[start Supplied information]

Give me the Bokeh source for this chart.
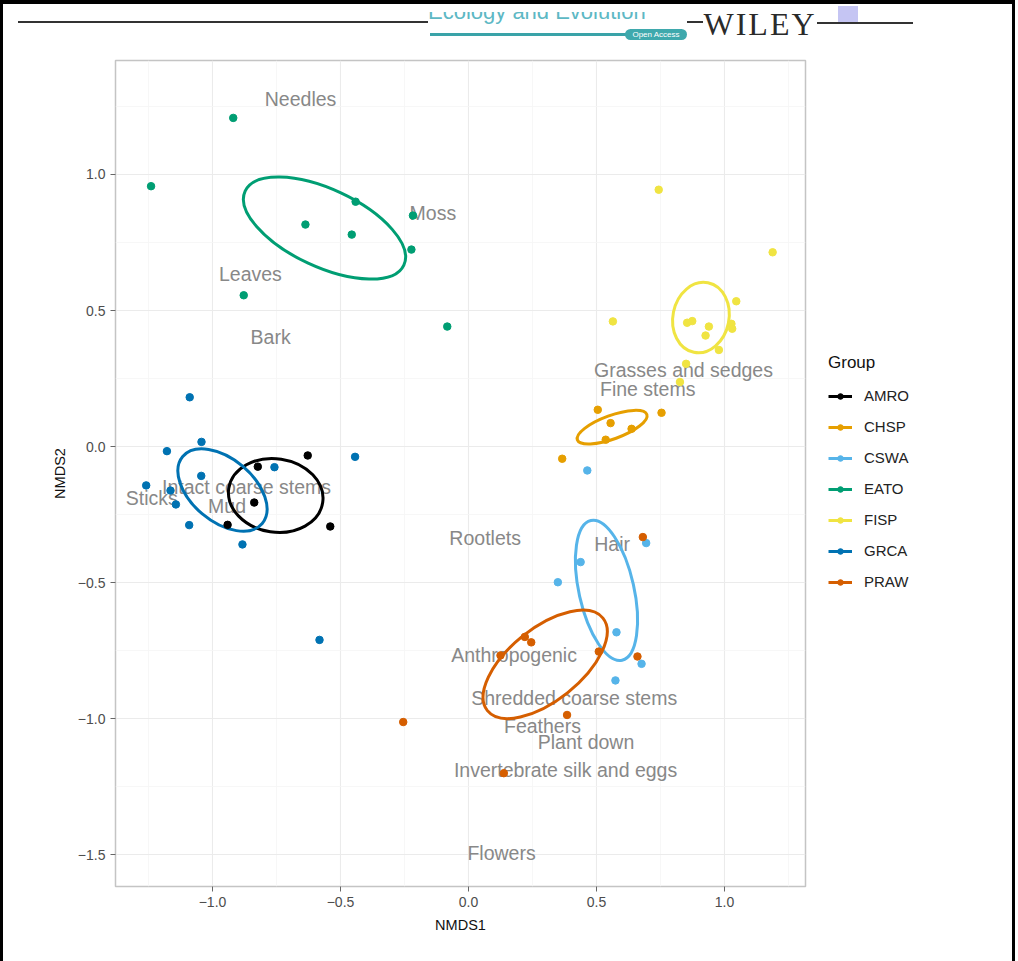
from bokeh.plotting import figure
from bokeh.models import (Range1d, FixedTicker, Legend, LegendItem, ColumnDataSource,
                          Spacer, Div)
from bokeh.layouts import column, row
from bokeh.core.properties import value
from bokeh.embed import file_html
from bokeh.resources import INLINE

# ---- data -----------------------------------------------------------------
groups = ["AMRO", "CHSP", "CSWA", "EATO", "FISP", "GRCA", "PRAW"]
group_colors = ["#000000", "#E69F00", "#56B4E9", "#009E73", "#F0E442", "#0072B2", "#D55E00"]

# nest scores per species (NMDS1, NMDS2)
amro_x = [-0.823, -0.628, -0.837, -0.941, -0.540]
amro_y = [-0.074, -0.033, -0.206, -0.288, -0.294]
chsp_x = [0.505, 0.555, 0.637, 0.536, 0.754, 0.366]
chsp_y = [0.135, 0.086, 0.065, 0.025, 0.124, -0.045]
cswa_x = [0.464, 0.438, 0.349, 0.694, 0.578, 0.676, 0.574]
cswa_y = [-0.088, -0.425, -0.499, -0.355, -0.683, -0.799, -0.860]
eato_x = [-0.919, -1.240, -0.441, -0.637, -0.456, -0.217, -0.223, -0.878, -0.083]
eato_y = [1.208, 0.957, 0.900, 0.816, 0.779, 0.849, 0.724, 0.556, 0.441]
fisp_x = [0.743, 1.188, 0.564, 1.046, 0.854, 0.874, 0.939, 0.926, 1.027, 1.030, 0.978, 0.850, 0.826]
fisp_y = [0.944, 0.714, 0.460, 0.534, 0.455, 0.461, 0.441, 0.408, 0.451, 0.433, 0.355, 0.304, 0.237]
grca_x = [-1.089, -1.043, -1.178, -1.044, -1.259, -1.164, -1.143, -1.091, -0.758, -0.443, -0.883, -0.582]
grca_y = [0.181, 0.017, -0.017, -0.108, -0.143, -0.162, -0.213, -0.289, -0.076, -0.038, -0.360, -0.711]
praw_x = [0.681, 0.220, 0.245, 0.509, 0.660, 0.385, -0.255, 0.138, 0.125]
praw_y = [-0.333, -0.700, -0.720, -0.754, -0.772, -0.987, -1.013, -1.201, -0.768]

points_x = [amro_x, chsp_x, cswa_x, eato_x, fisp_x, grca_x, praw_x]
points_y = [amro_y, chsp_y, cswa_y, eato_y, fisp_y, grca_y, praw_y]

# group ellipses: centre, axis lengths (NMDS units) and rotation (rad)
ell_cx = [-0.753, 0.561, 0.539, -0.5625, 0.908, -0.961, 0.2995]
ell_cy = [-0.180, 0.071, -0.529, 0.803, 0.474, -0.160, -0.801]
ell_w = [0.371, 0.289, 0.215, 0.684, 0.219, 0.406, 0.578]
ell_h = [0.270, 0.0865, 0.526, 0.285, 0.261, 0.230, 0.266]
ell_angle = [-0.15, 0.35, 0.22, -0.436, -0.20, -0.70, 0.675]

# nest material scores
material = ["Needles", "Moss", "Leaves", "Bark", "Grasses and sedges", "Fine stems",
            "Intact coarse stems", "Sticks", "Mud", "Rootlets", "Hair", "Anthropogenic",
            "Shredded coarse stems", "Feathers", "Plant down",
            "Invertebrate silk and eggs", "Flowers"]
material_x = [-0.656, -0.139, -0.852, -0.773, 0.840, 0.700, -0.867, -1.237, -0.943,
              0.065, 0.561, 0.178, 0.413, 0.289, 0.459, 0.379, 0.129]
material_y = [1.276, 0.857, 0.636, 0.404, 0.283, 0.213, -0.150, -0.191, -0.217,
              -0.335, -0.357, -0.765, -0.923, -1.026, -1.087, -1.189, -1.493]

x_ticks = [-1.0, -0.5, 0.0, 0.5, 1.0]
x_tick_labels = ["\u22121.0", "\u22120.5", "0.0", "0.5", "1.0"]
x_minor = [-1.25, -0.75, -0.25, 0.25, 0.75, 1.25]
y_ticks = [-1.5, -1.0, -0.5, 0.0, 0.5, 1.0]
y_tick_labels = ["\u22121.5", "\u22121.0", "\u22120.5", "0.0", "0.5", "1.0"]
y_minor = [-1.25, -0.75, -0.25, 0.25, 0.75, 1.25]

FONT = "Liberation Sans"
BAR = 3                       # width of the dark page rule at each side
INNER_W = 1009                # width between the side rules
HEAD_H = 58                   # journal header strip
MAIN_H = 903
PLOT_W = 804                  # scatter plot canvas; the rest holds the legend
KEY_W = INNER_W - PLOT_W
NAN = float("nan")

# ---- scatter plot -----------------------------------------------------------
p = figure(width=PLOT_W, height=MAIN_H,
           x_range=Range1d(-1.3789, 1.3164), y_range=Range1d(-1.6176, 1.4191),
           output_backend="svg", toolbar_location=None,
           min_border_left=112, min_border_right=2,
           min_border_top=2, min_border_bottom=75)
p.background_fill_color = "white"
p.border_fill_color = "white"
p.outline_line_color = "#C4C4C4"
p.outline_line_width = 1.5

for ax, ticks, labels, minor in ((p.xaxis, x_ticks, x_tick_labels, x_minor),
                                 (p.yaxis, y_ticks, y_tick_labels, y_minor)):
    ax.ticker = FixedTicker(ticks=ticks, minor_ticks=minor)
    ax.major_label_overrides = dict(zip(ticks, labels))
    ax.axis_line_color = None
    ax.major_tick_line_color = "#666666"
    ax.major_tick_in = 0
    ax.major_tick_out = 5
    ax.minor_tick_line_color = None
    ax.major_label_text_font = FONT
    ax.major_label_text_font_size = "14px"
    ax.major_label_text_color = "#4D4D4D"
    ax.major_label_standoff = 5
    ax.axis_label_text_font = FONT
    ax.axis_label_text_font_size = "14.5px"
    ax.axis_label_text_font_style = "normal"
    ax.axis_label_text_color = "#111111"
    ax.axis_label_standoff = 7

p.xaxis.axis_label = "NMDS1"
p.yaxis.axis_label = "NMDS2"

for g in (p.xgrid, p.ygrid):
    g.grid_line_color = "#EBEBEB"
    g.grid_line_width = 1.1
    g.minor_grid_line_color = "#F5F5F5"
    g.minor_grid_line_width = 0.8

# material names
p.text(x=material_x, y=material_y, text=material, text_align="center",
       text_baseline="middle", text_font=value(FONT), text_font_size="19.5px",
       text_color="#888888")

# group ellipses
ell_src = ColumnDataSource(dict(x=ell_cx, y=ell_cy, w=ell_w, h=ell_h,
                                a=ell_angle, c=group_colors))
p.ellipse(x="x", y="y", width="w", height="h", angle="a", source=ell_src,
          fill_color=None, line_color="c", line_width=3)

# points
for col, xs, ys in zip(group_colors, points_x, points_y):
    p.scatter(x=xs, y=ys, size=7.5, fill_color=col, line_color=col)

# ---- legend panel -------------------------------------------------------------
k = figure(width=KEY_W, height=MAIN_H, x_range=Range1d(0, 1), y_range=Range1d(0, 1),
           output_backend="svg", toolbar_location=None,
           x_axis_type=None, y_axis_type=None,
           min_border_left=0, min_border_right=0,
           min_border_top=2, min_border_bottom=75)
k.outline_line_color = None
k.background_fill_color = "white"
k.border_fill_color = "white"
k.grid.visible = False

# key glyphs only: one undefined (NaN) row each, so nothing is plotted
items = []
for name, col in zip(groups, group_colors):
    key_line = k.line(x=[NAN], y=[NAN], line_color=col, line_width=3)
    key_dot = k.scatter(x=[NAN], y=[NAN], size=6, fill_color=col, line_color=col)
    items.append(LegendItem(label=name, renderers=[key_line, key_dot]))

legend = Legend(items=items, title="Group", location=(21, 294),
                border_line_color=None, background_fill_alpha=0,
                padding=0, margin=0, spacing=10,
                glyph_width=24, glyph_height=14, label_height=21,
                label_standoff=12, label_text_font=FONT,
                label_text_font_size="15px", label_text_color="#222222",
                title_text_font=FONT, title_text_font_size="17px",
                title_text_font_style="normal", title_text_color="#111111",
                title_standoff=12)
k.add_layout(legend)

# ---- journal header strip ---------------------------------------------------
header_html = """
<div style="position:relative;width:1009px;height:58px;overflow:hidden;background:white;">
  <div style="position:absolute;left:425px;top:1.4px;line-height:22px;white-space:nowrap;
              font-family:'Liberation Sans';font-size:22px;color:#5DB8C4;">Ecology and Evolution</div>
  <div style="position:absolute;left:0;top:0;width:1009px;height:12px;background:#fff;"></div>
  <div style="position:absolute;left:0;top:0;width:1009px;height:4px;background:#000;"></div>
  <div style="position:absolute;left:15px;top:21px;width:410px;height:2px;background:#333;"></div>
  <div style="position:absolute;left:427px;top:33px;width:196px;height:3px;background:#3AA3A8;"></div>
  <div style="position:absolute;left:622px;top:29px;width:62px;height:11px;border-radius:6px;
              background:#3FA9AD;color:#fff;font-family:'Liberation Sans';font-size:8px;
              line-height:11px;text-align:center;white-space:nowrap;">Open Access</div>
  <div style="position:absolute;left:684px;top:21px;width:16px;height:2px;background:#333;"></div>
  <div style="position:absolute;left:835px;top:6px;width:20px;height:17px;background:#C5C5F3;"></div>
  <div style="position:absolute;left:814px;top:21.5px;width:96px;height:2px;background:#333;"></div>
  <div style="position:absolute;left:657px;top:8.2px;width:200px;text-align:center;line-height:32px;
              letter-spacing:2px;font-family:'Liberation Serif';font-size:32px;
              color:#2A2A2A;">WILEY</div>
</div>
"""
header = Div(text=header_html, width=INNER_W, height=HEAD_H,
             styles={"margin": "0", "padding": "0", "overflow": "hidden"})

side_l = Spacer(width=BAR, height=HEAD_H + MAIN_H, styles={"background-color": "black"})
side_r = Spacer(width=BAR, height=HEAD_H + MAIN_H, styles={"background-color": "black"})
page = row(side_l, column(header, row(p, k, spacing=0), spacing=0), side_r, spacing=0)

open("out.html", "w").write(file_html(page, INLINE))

[end Supplied information]

_Required work_
Your task is to restate word for word the lines from the top of the data to the line containing "from bokeh.resources import INLINE", both ends included, with every picture left out.

_Answer to the task_
Give me the Bokeh source for this chart.
from bokeh.plotting import figure
from bokeh.models import (Range1d, FixedTicker, Legend, LegendItem, ColumnDataSource,
                          Spacer, Div)
from bokeh.layouts import column, row
from bokeh.core.properties import value
from bokeh.embed import file_html
from bokeh.resources import INLINE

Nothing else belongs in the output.